DROID and Siegfried Flashcards
Go into greater detail about both of these tools.
What is…
PRONOM
- PRONOM is a digital preservation technical registry. It is maintained by The National Archives, UK, though it’s core architecture is little changed since 2004.
- PRONOM’s use in the community is to be a centralised service for file format signatures.
- For every file format that can be identified through the tools that use PRONOM’s signatures, a unique identifier is also given to the user.
What is a…
PUID
PRONOM Unique Identifier (PUID) which are assigned to all formats in the PRONOM registry. There are two primary types, fmt and x-fmt. The latter is the result of a historical error when x-fmt identifiers were made available to the public. A subsequent decision to maintain x-fmt was made in favour of continuity as a standard. There is no longer a semantic difference between identifier types – that is the x- is no longer experimental, it is equivalent to the other type.
What are…
PRONOM web services
PRONOM delivers signature files to tools via web services. DROID for example will first use a web-service to check for new signatures. If they exist it will then communicate with a second web service to download those signatures in the form of a ‘signature file’. A second type of signature file, Container Signatures, are downloaded via more traditional web based techniques utilizing a web-page’s Last-modified date, to seek new data.
What is…
PRONOM XML
PRONOM can be accessed via XML making it possible to download and remix.
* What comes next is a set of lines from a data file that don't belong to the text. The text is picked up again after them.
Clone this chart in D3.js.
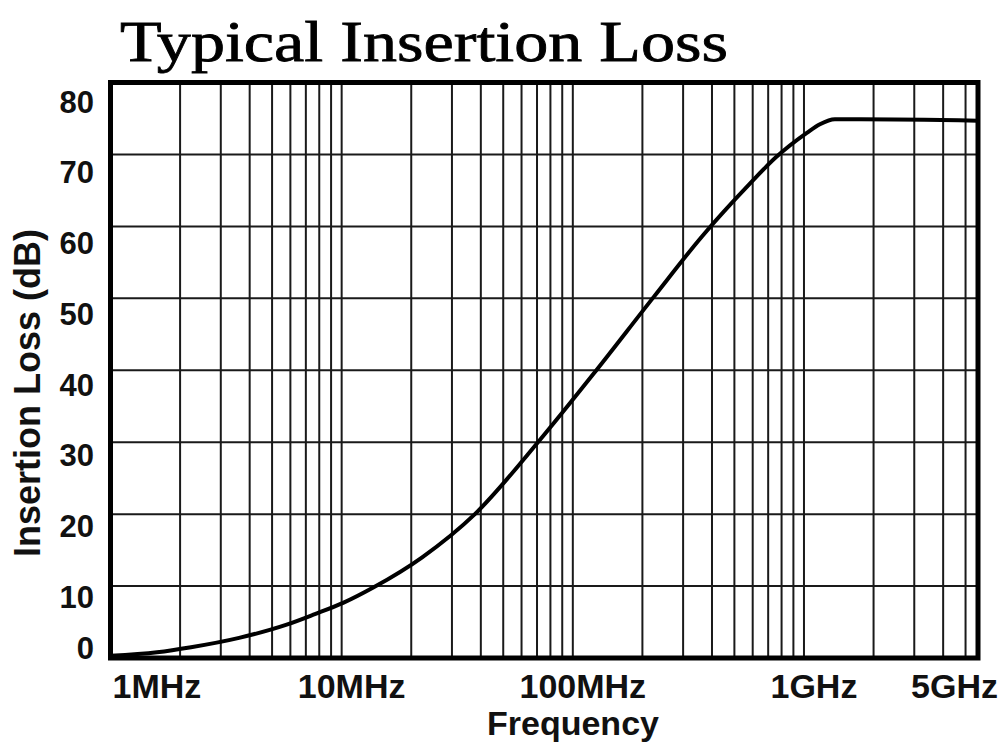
<!DOCTYPE html>
<html>
<head>
<meta charset="utf-8">
<script src="https://cdn.jsdelivr.net/npm/d3@7"></script>
<style>
  body { margin: 0; background: #fff; }
  svg { display: block; }
</style>
</head>
<body>
<div id="chart"></div>
<script>
// curve (MHz, dB)
const freqMHz = [1, 1.59, 2.23, 3.6, 5.74, 7.66, 10.2, 13.7, 22.3, 37.7,
                 72, 125, 224, 362, 578, 756, 1029, 1172, 1360, 1745, 5660];
const lossDb = [0.3, 0.8, 1.5, 2.8, 4.6, 6.1, 7.7, 9.8, 14.0, 20,
                30.3, 39.8, 50.2, 58.6, 65.8, 69.6, 73.0, 74.2, 74.9, 74.9, 74.7];

const xTickMHz = [1, 10, 100, 1000, 5000];
const xTickLabels = ["1MHz", "10MHz", "100MHz", "1GHz", "5GHz"];
const yTicks = [0, 10, 20, 30, 40, 50, 60, 70, 80];

const W = 1006, H = 744;
const plot = {left: 110.5, right: 978, top: 82.5, bottom: 658};

const svg = d3.select("#chart").append("svg")
    .attr("width", W)
    .attr("height", H);

const x = d3.scaleLog()
    .domain([1, 5660])
    .range([plot.left, plot.right]);

const y = d3.scaleLinear()
    .domain([0, 80])
    .range([plot.bottom, plot.top]);

// vertical grid: 1..9 in each decade
const gridF = [];
[1, 10, 100, 1000].forEach(dec => {
    for (let k = 1; k <= 9; k++) {
        const f = dec * k;
        if (f > 1 && f < 5660) gridF.push(f);
    }
});

svg.append("g")
    .selectAll("line")
    .data(gridF)
    .join("line")
    .attr("x1", d => x(d)).attr("x2", d => x(d))
    .attr("y1", plot.top).attr("y2", plot.bottom)
    .attr("stroke", "#1a1a1a")
    .attr("stroke-width", 2);

svg.append("g")
    .selectAll("line")
    .data(yTicks.filter(d => d > 0 && d < 80))
    .join("line")
    .attr("x1", plot.left).attr("x2", plot.right)
    .attr("y1", d => y(d)).attr("y2", d => y(d))
    .attr("stroke", "#1a1a1a")
    .attr("stroke-width", 2);

// curve
const pts = freqMHz.map((f, i) => ({f: f, v: lossDb[i]}));
svg.append("path")
    .datum(pts)
    .attr("fill", "none")
    .attr("stroke", "#000")
    .attr("stroke-width", 4)
    .attr("stroke-linejoin", "round")
    .attr("d", d3.line()
        .x(d => x(d.f))
        .y(d => y(d.v))
        .curve(d3.curveMonotoneX));

// frame
svg.append("rect")
    .attr("x", plot.left).attr("y", plot.top)
    .attr("width", plot.right - plot.left)
    .attr("height", plot.bottom - plot.top)
    .attr("fill", "none")
    .attr("stroke", "#000")
    .attr("stroke-width", 5);

// y tick labels (sit a little below their lines, 0 sits above)
svg.append("g")
    .selectAll("text")
    .data(yTicks)
    .join("text")
    .attr("x", 94)
    .attr("y", d => y(d) + (d === 0 ? -10 : 10 + d * 0.12))
    .attr("dominant-baseline", "central")
    .attr("text-anchor", "end")
    .style("font-family", "'Liberation Sans', Arial, sans-serif")
    .style("font-weight", "bold")
    .style("font-size", "31px")
    .attr("fill", "#111")
    .text(d => d);

// x tick labels
svg.append("g")
    .selectAll("text")
    .data(xTickMHz)
    .join("text")
    .attr("x", (d, i) => i === 0 ? x(d) + 2 : (i === xTickMHz.length - 1 ? 998 : x(d) + 10))
    .attr("y", 698)
    .attr("text-anchor", (d, i) => i === 0 ? "start" : (i === xTickMHz.length - 1 ? "end" : "middle"))
    .style("font-family", "'Liberation Sans', Arial, sans-serif")
    .style("font-weight", "bold")
    .style("font-size", "34px")
    .attr("fill", "#111")
    .text((d, i) => xTickLabels[i]);

// axis titles
svg.append("text")
    .attr("x", 573)
    .attr("y", 735)
    .attr("text-anchor", "middle")
    .style("font-family", "'Liberation Sans', Arial, sans-serif")
    .style("font-weight", "bold")
    .style("font-size", "34px")
    .attr("fill", "#111")
    .text("Frequency");

svg.append("text")
    .attr("transform", "translate(40,393) rotate(-90)")
    .attr("text-anchor", "middle")
    .style("font-family", "'Liberation Sans', Arial, sans-serif")
    .style("font-weight", "bold")
    .style("font-size", "36px")
    .attr("fill", "#111")
    .text("Insertion Loss (dB)");

// title
svg.append("text")
    .attr("x", 120)
    .attr("y", 61)
    .attr("textLength", 608)
    .attr("lengthAdjust", "spacingAndGlyphs")
    .style("font-family", "'Liberation Serif', 'DejaVu Serif', serif")
    .style("font-size", "58px")
    .attr("fill", "#000")
    .attr("stroke", "#000")
    .attr("stroke-width", 0.8)
    .text("Typical Insertion Loss");
</script>
</body>
</html>
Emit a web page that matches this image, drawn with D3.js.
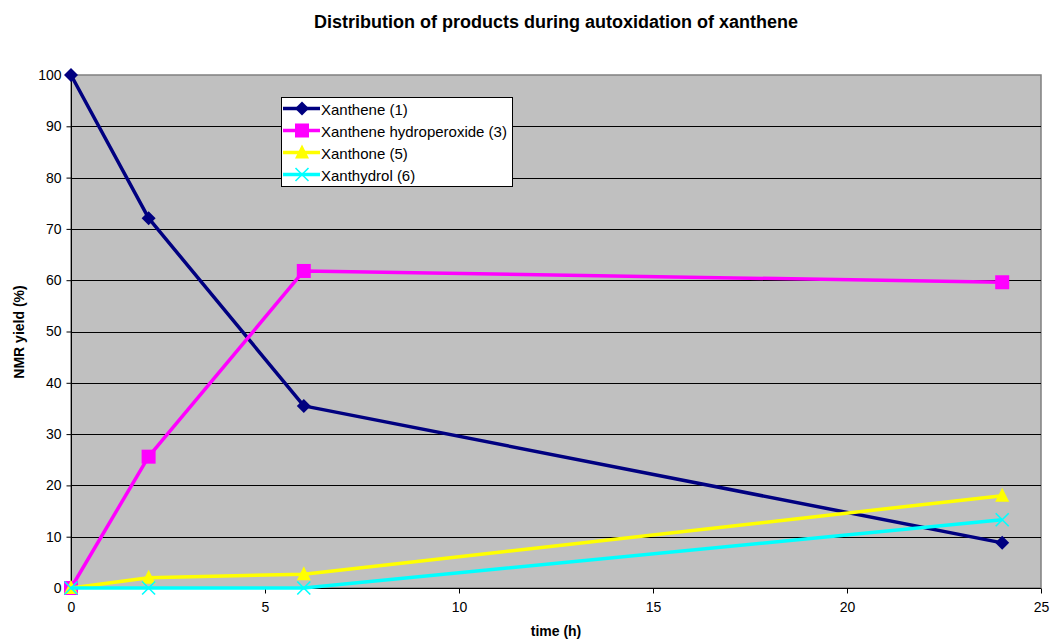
<!DOCTYPE html>
<html>
<head>
<meta charset="utf-8">
<script src="https://cdn.jsdelivr.net/npm/d3@7"></script>
<style>
  body { margin: 0; background: #fff; }
  svg { display: block; font-family: "Liberation Sans", Arial, sans-serif; }
</style>
</head>
<body>
<svg id="chart" width="1050" height="644"></svg>
<script>
// Sampling times (h)
const times = [0, 2, 6, 24];
// NMR yields (%) per product
const xanthene = [100, 72.1, 35.5, 8.8];
const hydroperoxide = [0, 25.6, 61.8, 59.6];
const xanthone = [0, 2.0, 2.7, 18.0];
const xanthydrol = [0, 0, 0, 13.3];

const seriesNames = ["Xanthene (1)", "Xanthene hydroperoxide (3)", "Xanthone (5)", "Xanthydrol (6)"];
const seriesColors = ["#000080", "#FF00FF", "#FFFF00", "#00FFFF"];
const seriesMarkers = ["diamond", "square", "triangle", "cross"];
const seriesValues = [xanthene, hydroperoxide, xanthone, xanthydrol];

const xTicks = [0, 5, 10, 15, 20, 25];
const yTicks = [0, 10, 20, 30, 40, 50, 60, 70, 80, 90, 100];

const svg = d3.select("#chart");
const plot = { left: 71, right: 1041, top: 75, bottom: 588 };

const x = d3.scaleLinear().domain([0, 25]).range([plot.left, plot.right]);
const y = d3.scaleLinear().domain([0, 100]).range([plot.bottom, plot.top]);

// Plot background
svg.append("rect")
  .attr("x", plot.left).attr("y", plot.top)
  .attr("width", plot.right - plot.left).attr("height", plot.bottom - plot.top)
  .attr("fill", "#C0C0C0")
  .attr("stroke", "#808080").attr("stroke-width", 1.5);

// Horizontal gridlines
svg.append("g").selectAll("line")
  .data(yTicks.filter(d => d > 0 && d < 100))
  .join("line")
  .attr("x1", plot.left).attr("x2", plot.right)
  .attr("y1", d => Math.round(y(d)) + 0.5).attr("y2", d => Math.round(y(d)) + 0.5)
  .attr("stroke", "#000").attr("stroke-width", 1);

// Axes
const yAxis = d3.axisLeft(y).tickValues(yTicks).tickSize(5).tickPadding(5);
const gy = svg.append("g").attr("transform", `translate(${plot.left + 0.5},0)`).call(yAxis);
const xAxis = d3.axisBottom(x).tickValues(xTicks).tickSize(5).tickPadding(9);
const gx = svg.append("g").attr("transform", `translate(0,${plot.bottom + 0.5})`).call(xAxis);
[gx, gy].forEach(g => {
  g.select(".domain").attr("stroke", "#000").attr("stroke-width", 1);
  g.selectAll(".tick line").attr("stroke", "#000");
  g.selectAll("text").attr("font-size", 14).attr("fill", "#000")
    .attr("font-family", "'Liberation Sans', Arial, sans-serif");
});
gx.select(".domain").attr("d", `M${plot.left},0H${plot.right}`);
gy.select(".domain").attr("d", `M0,${plot.bottom}V${plot.top}`);

// Marker shapes
function drawMarker(g, type, color, cx, cy) {
  if (type === "diamond") {
    g.append("path").attr("d", `M${cx},${cy - 7}L${cx + 7},${cy}L${cx},${cy + 7}L${cx - 7},${cy}Z`)
      .attr("fill", color);
  } else if (type === "square") {
    g.append("rect").attr("x", cx - 7).attr("y", cy - 7).attr("width", 14).attr("height", 14)
      .attr("fill", color);
  } else if (type === "triangle") {
    g.append("path").attr("d", `M${cx},${cy - 8}L${cx + 7},${cy + 6}L${cx - 7},${cy + 6}Z`)
      .attr("fill", color);
  } else if (type === "cross") {
    g.append("path").attr("d", `M${cx - 6.5},${cy - 6.5}L${cx + 6.5},${cy + 6.5}M${cx + 6.5},${cy - 6.5}L${cx - 6.5},${cy + 6.5}`)
      .attr("stroke", color).attr("stroke-width", 1.6).attr("fill", "none");
  }
}

// Series lines and markers
const line = d3.line().x((d, i) => x(times[i])).y(d => y(d));
seriesValues.forEach((vals, s) => {
  const g = svg.append("g");
  g.append("path").datum(vals).attr("d", line)
    .attr("fill", "none").attr("stroke", seriesColors[s]).attr("stroke-width", 3.5)
    .attr("stroke-linejoin", "round");
  vals.forEach((v, i) => drawMarker(g, seriesMarkers[s], seriesColors[s], x(times[i]), y(v)));
});

// Legend
const leg = svg.append("g");
leg.append("rect").attr("x", 281.5).attr("y", 97.5).attr("width", 231).attr("height", 89)
  .attr("fill", "#fff").attr("stroke", "#000").attr("stroke-width", 1);
seriesNames.forEach((name, s) => {
  const ly = 108.5 + s * 22;
  leg.append("line").attr("x1", 283).attr("x2", 320).attr("y1", ly).attr("y2", ly)
    .attr("stroke", seriesColors[s]).attr("stroke-width", 3.5);
  drawMarker(leg, seriesMarkers[s], seriesColors[s], 302, ly);
  leg.append("text").attr("x", 321).attr("y", ly + 6).attr("font-size", 15).attr("fill", "#000")
    .text(name);
});

// Titles
svg.append("text").attr("x", 556).attr("y", 28).attr("text-anchor", "middle")
  .attr("font-size", 18).attr("font-weight", "bold").text("Distribution of products during autoxidation of xanthene");
svg.append("text").attr("x", 556).attr("y", 636).attr("text-anchor", "middle")
  .attr("font-size", 14).attr("font-weight", "bold").text("time (h)");
svg.append("text").attr("transform", "translate(24,332) rotate(-90)").attr("text-anchor", "middle")
  .attr("font-size", 14).attr("font-weight", "bold").text("NMR yield (%)");
</script>
</body>
</html>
The links look like:
http: //www.nationalarchives.gov.uk /PRONOM/fmt/{no}
http: //www.nationalarchives.gov.uk /PRONOM/x-fmt/{no}
What is a…
DROID Signature File
- A DROID signature file is an XML file that contains a snapshot of PRONOM in its current state.
- Split into two, or three sections (for container signatures), the signature file’s two main components are a list of file formats and metadata, e.g. format MIMEType, and then a mapping to a list of signatures.
- A container signature file contains a third section of ‘trigger PUIDs’ that is, PUIDs that trigger container identification when a match is found.
What is a…
PRONOM Release
A PRONOM release happens when a publishing job is run by The National Archives, UK. Importantly, the draft information in the database is published onto the web, and a signature file is created via database stored procedure and uploaded to a location where it can be accessed via web service.
What are…
PRONOM Release Notes
The PRONOM release notes are released in XML form and are available from the PRONOM index page on the web. Each release it summaries in terms of:
- New Records: New records for file formats that now have PUIDs
- Updated records: Format records in PRONOM that have had their information updated in some way, including signature changes
- New Signatures: File formats that now have signatures associated with them and can be identified via PRONOM
What is…
pronom
@
nationalarchives.gsi.gov.uk
The email address to send format requests to at The National Archives, UK.
What is…
DROID-list Google Group
An open community that is a good first place to start for discussing new file format signatures for PRONOM. Being open, folks are invited to contribute to other’s identification issues. Signatures can be shared and the workload in fixing them shared too. PRONOM development is aided when there is as much information as possible about a file format and its potential signature. This work would all have to be done by their developers otherwise.
What is…
DROID
DROID was the first client tool to make use of PRONOM signatures. The tool can be pointed at a directory, or directories of files to recurse. The files are then matched against the signatures in the signature file. DROID will return a PUID only for those that do match. For all files DROID outputs other metadata including last-modified date, and checksum if selected.
What is…
Fido
Fido was the second client tool to make use of a subset of the PRONOM signatures. Fido was created in Python and utilized traditional regular expressions to match file formats with signatures. This meant converting the PRONOM signatures into a format that could be understood by a standard regular expression matching engine. Fido is used in Archivematica and is still maintained as part of the Open Preservation Foundations stewardship.
What is…
Siegfried
Siegfried is a more current implementation of a DROID-like tool and utilizes all of the signature information available to DROID. Siegfried uses a different matching algorithm. It will return equivalent metadata. Siegfried has a number of strengths.
- It is the first to use more sources of file format signatures, including a type of signature from BSD FreeDesktop, and a set of signatures from the Library of Congress
- Siegfried is primarily command line based making it easier to integrate with workflows
- Siegfried is also open source like DROID
What is…
Brunnhilde
Brunnhilde is a reporting companion tool for Siegfried created by Tim Walsh. Brunnhilde is part of BitCurator implementations and also integrates reports from sources such as ClamAV virus checker.
What is…
Roy
Roy is a utility created alongside Siegfried that allows users to customize signature files and Siegfried’s capability with those signature files. For example, it is possible to create custom offsets to match against, or to limit the number of formats with signatures in the signature file, e.g. only image formats for digitization workflows.
What is an…
Offset
Offsets are important to the functionality of a signature, that is, where in a file will certain byte patterns (signature patterns) are expected to be found. DROID and Siegfried both offer customisations which limit the size of an offset. These customisations can be used to speed up format identification e.g. by scanning less data a scan can finish quicker, but this has its trade-offs.